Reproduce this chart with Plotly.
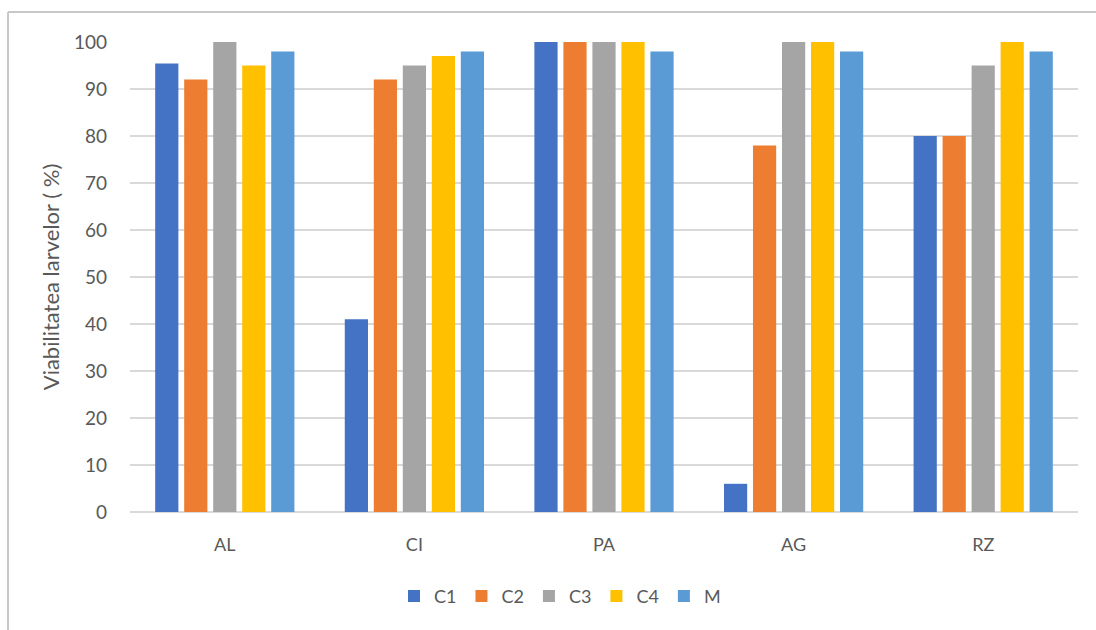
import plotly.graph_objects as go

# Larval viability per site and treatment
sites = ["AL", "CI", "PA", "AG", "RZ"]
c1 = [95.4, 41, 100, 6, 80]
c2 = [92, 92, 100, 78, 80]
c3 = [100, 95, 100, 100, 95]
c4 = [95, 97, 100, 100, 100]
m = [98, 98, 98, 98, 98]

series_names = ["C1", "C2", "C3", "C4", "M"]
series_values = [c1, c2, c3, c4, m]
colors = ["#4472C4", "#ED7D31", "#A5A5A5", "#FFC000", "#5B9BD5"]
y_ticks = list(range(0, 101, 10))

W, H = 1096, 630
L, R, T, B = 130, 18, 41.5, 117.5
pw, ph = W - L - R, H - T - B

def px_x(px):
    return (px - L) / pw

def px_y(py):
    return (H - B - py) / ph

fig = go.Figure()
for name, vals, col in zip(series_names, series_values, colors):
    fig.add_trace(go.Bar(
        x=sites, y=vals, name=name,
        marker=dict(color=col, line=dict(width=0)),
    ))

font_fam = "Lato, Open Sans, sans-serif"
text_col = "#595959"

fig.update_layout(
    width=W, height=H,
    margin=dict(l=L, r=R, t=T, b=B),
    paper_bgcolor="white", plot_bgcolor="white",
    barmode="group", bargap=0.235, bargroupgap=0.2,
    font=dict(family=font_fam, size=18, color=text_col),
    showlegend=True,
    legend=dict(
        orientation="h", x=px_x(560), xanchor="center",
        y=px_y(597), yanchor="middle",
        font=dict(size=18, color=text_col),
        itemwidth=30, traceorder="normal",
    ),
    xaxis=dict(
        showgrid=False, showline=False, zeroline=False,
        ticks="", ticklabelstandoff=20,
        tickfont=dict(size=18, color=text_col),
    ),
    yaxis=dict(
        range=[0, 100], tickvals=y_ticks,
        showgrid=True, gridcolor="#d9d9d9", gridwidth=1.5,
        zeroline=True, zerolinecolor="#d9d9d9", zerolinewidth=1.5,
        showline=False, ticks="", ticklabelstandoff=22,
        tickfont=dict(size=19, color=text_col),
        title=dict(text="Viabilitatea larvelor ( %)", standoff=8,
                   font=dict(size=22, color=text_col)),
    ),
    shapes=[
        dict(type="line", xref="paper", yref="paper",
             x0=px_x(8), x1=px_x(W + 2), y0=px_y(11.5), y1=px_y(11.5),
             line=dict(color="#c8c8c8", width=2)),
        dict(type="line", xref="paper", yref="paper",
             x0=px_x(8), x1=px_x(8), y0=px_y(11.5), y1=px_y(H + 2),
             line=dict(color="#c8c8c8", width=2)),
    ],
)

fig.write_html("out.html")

== == ==

Requirement:
All of the lines above should be printed exactly, minus the pictures.

Task solution:
Reproduce this chart with Plotly.
import plotly.graph_objects as go

# Larval viability per site and treatment
sites = ["AL", "CI", "PA", "AG", "RZ"]
c1 = [95.4, 41, 100, 6, 80]
c2 = [92, 92, 100, 78, 80]
c3 = [100, 95, 100, 100, 95]
c4 = [95, 97, 100, 100, 100]
m = [98, 98, 98, 98, 98]

series_names = ["C1", "C2", "C3", "C4", "M"]
series_values = [c1, c2, c3, c4, m]
colors = ["#4472C4", "#ED7D31", "#A5A5A5", "#FFC000", "#5B9BD5"]
y_ticks = list(range(0, 101, 10))

W, H = 1096, 630
L, R, T, B = 130, 18, 41.5, 117.5
pw, ph = W - L - R, H - T - B

def px_x(px):
    return (px - L) / pw

def px_y(py):
    return (H - B - py) / ph

fig = go.Figure()
for name, vals, col in zip(series_names, series_values, colors):
    fig.add_trace(go.Bar(
        x=sites, y=vals, name=name,
        marker=dict(color=col, line=dict(width=0)),
    ))

font_fam = "Lato, Open Sans, sans-serif"
text_col = "#595959"

fig.update_layout(
    width=W, height=H,
    margin=dict(l=L, r=R, t=T, b=B),
    paper_bgcolor="white", plot_bgcolor="white",
    barmode="group", bargap=0.235, bargroupgap=0.2,
    font=dict(family=font_fam, size=18, color=text_col),
    showlegend=True,
    legend=dict(
        orientation="h", x=px_x(560), xanchor="center",
        y=px_y(597), yanchor="middle",
        font=dict(size=18, color=text_col),
        itemwidth=30, traceorder="normal",
    ),
    xaxis=dict(
        showgrid=False, showline=False, zeroline=False,
        ticks="", ticklabelstandoff=20,
        tickfont=dict(size=18, color=text_col),
    ),
    yaxis=dict(
        range=[0, 100], tickvals=y_ticks,
        showgrid=True, gridcolor="#d9d9d9", gridwidth=1.5,
        zeroline=True, zerolinecolor="#d9d9d9", zerolinewidth=1.5,
        showline=False, ticks="", ticklabelstandoff=22,
        tickfont=dict(size=19, color=text_col),
        title=dict(text="Viabilitatea larvelor ( %)", standoff=8,
                   font=dict(size=22, color=text_col)),
    ),
    shapes=[
        dict(type="line", xref="paper", yref="paper",
             x0=px_x(8), x1=px_x(W + 2), y0=px_y(11.5), y1=px_y(11.5),
             line=dict(color="#c8c8c8", width=2)),
        dict(type="line", xref="paper", yref="paper",
             x0=px_x(8), x1=px_x(8), y0=px_y(11.5), y1=px_y(H + 2),
             line=dict(color="#c8c8c8", width=2)),
    ],
)

fig.write_html("out.html")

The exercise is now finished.